We need a way to convert highlights stored using char offsets in the content stream to rectangles/quads so that we can display on the screen. Here is more background info:

  • We are currently using a 3rd party company to handle annotations. This product stores the data on strikethrough & highlight annotations are a series of character offsets on a page. So if a user has highlighted the word “Bo” in “Hello, my name is Bo”, the annotations meta data would be something like “18,25” — highlight starting on character 18 and end at character 20.

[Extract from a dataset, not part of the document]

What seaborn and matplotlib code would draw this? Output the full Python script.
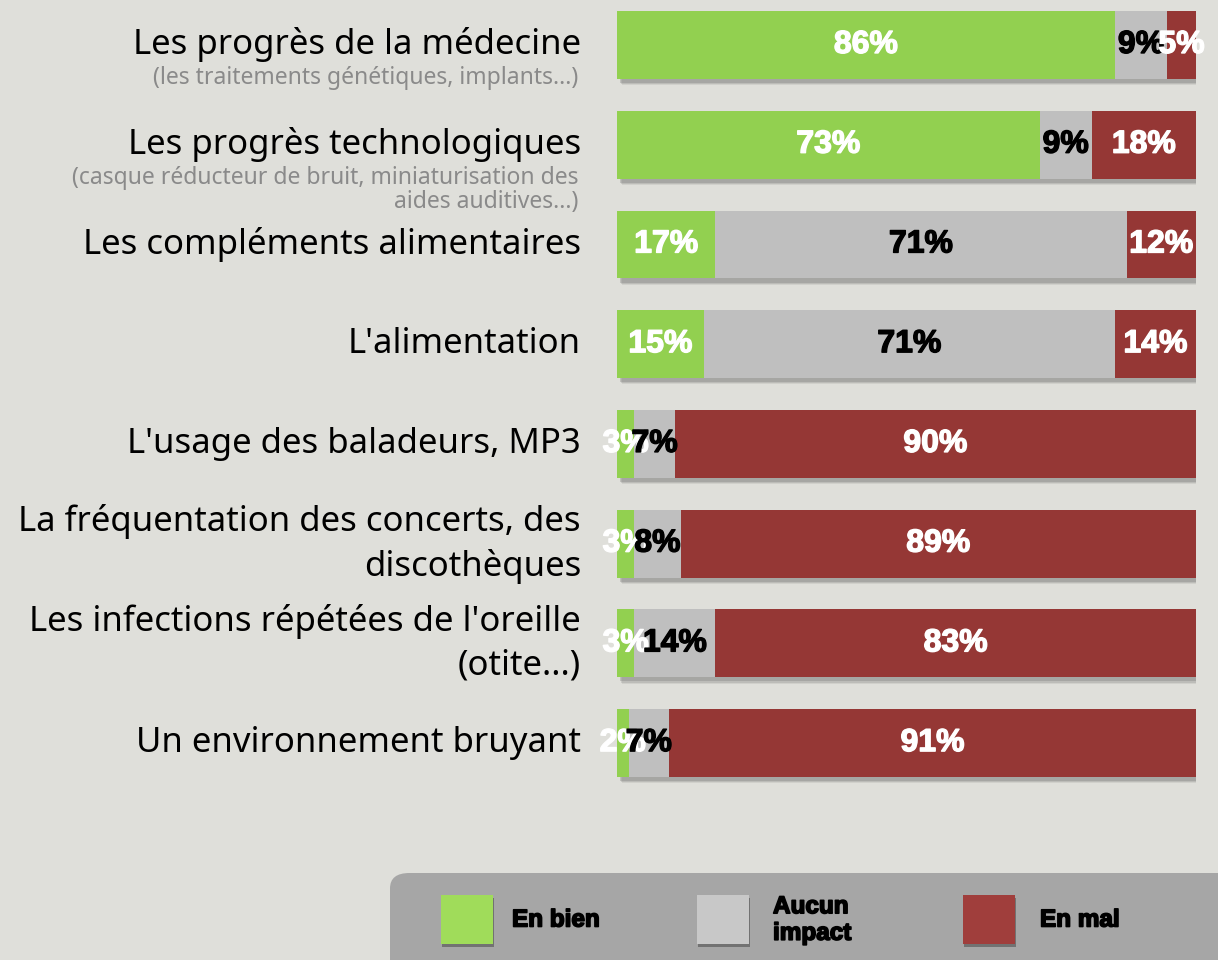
import matplotlib
matplotlib.use("Agg")
import matplotlib.pyplot as plt
import matplotlib.patheffects as pe
import matplotlib.transforms as mtrans
from matplotlib.patches import FancyBboxPatch, Rectangle
import seaborn as sns
import pandas as pd

# ---- data ----
categories = [
    "Les progrès de la médecine",
    "Les progrès technologiques",
    "Les compléments alimentaires",
    "L'alimentation",
    "L'usage des baladeurs, MP3",
    "La fréquentation des concerts, des\ndiscothèques",
    "Les infections répétées de l'oreille\n(otite...)",
    "Un environnement bruyant",
]
subtitles = [
    "(les traitements génétiques, implants...)",
    "(casque réducteur de bruit, miniaturisation des\naides auditives...)",
    "", "", "", "", "", "",
]
en_bien = [86, 73, 17, 15, 3, 3, 3, 2]
aucun_impact = [9, 9, 71, 71, 7, 8, 14, 7]
en_mal = [5, 18, 12, 14, 90, 89, 83, 91]
legend_labels = ["En bien", "Aucun\nimpact", "En mal"]

GREEN = "#92d050"
GRAY = "#bfbfbf"
RED = "#953735"
BG = "#dfdfda"

sns.set_theme(style="white")
plt.rcParams["font.family"] = ["Noto Sans", "DejaVu Sans"]

W, H = 1218, 960
fig = plt.figure(figsize=(W / 100, H / 100), dpi=100, facecolor=BG)

ax_left, ax_right = 617, 1196
ax_top_px, ax_bot_px = 0, 793
ax = fig.add_axes([ax_left / W, 1 - ax_bot_px / H, (ax_right - ax_left) / W, (ax_bot_px - ax_top_px) / H])
ax.set_facecolor(BG)

df = pd.DataFrame({
    "cat": [f"c{i}" for i in range(len(categories))],
    "bien": en_bien,
    "aucun": aucun_impact,
    "mal": en_mal,
})
df["cum2"] = df["bien"] + df["aucun"]
df["cum3"] = df["cum2"] + df["mal"]

shadow = [
    pe.SimplePatchShadow(offset=(3.5, -4.5), shadow_rgbFace="#666666", alpha=0.12),
    pe.SimplePatchShadow(offset=(3, -3.8), shadow_rgbFace="#666666", alpha=0.18),
    pe.SimplePatchShadow(offset=(2.5, -3), shadow_rgbFace="#666666", alpha=0.25),
    pe.Normal(),
]

bw = 0.68
sns.barplot(data=df, x="cum3", y="cat", color=RED, saturation=1, width=bw, ax=ax, orient="h")
n_red = len(ax.patches)
for p in ax.patches[:n_red]:
    p.set_path_effects(shadow)
sns.barplot(data=df, x="cum2", y="cat", color=GRAY, saturation=1, width=bw, ax=ax, orient="h")
sns.barplot(data=df, x="bien", y="cat", color=GREEN, saturation=1, width=bw, ax=ax, orient="h")
for p in ax.patches:
    p.set_linewidth(0)

ax.set_xlim(0, 100)
ax.set_ylim(7.5, -0.451)
ax.axis("off")


def vlabel(x, y, s, color):
    ax.text(x, y, s, ha="center", va="center", fontsize=23, fontweight="bold",
            family=["Liberation Sans", "DejaVu Sans"], color=color,
            path_effects=[pe.withStroke(linewidth=1.0, foreground=color)])


for i in range(len(categories)):
    b, a, m = en_bien[i], aucun_impact[i], en_mal[i]
    vlabel(b / 2, i, f"{b}%", "white")
    vlabel(b + a / 2, i, f"{a}%", "black")
    vlabel(b + a + m / 2, i, f"{m}%", "white")

trans = mtrans.blended_transform_factory(ax.transAxes, ax.transData)
xlab = (581 - 617) / 579
for i, (c, s) in enumerate(zip(categories, subtitles)):
    ax.text(xlab, i, c, ha="right", va="center", fontsize=25, color="black",
            transform=trans, clip_on=False, linespacing=1.38)
    if s:
        ax.text(xlab - 3 / 579, i + 0.215, s, ha="right", va="top", fontsize=16.5, color="#8a8a8a",
                transform=trans, clip_on=False, linespacing=1.0)

# legend box
box = FancyBboxPatch((390 / W, -0.05), 900 / W, (960 - 873) / H + 0.05,
                     boxstyle="round,pad=0,rounding_size=0.016", transform=fig.transFigure,
                     facecolor="#a6a6a6", edgecolor="none", zorder=1)
fig.patches.append(box)
leg_colors = ["#a0dc5a", "#c8c8c8", "#a03e3c"]
sq_x = [441, 697, 963]
tx_x = [512, 773, 1040]
for cx, tx, col, lab in zip(sq_x, tx_x, leg_colors, legend_labels):
    r = Rectangle((cx / W, 1 - 944 / H), 52 / W, 49 / H, transform=fig.transFigure,
                  facecolor=col, edgecolor="none", zorder=2,
                  path_effects=[pe.SimplePatchShadow(offset=(0.5, -2.5), shadow_rgbFace="#333333", alpha=0.45),
                                pe.Normal()])
    fig.patches.append(r)
    fig.text(tx / W, 1 - 920 / H, lab, ha="left", va="center", fontsize=17.5, fontweight="bold",
             family=["Liberation Sans", "DejaVu Sans"], color="black", linespacing=1.2,
             path_effects=[pe.withStroke(linewidth=1.2, foreground="black")], zorder=3)

fig.savefig("out.png", dpi=100, facecolor=BG)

  • We are trying to use these same offsets to programmatically annotate the same document on Android using your library. So that is why it is important for us to be able to calculate the number of characters on a page (inc spaces) and the bounding boxes for each character.

We would also like to be able to convert from PDF highlights annotations to char offsets. Is this possible with PDFNet?

A:

You may want to take a look at pdftron::PDF::Highlights: https://www.pdftron.com/pdfnet/docs/PDFNetC/dc/d85/classpdftron_1_1_p_d_f_1_1_highlights.html

The issue with this format (and the reason it is no longer supported by many apps) is that it is hard coded to a specific content stream (for char offsets) or even specific text extraction algorithm (for word offsets; this one is especially bad since Adobe’s text extraction algorithms are completely undocumented).

You can use pdftron.PDF.Highlights.Load(“my.xml”) to load the file then read quads. You can PDFViewCtrl.select(Highlights) to tell the viewer to select text or use the positioning info to create Highlight annotations that you can export to XFDF.

The following is a relevant code snippet from TextSearch sample:

Highlights hlts = …

hlts.Begin(doc);

while ( hlts.HasNext() ) {

Page cur_page= doc.GetPage(hlts.GetCurrentPageNumber());

const double *quads;

int quad_count = hlts.GetCurrentQuads(quads);

for ( int i = 0; i < quad_count; ++i ) {

//assume each quad is an axis-aligned rectangle

const double q = &quads[8i];

double x1 = min(min(min(q[0], q[2]), q[4]), q[6]);

double x2 = max(max(max(q[0], q[2]), q[4]), q[6]);

double y1 = min(min(min(q[1], q[3]), q[5]), q[7]);

double y2 = max(max(max(q[1], q[3]), q[5]), q[7]);

Annots::Link hyper_link = Annots::link::Create(doc, Rect(x1, y1, x2, y2), Action::CreateURI(doc, “http://www.pdftron.com”));

cur_page.AnnotPushBack(hyper_link);

}

hlts.Next();

}

For other language variants see: https://www.pdftron.com/pdfnet/samplecode.html#TextSearch

In terms of going the other way round from quads to offset XML it seems the only way to publically produce pdftron.PDF.Highlights so you can serialize them via Highlights.save() is via TextSearch. Unfortunately this may very helpful if you are staring from a rectangles.

To solve this perhaps you can get text under annotation using pdftron.PDF.TextExtractor.GetTextUnderAnnot (Rect) .

https://www.pdftron.com/pdfnet/docs/PDFNetC/d3/d88/classpdftron_1_1_p_d_f_1_1_text_extractor.html#a6da304d82307150a5eff1b596e3b9c73

Then use the resulting string in TextSearch to get relevant ‘Highlights’ (you should check that bboxes for matching text overlaps your original highlight region)… then get char offsets in Adobe Highlights format.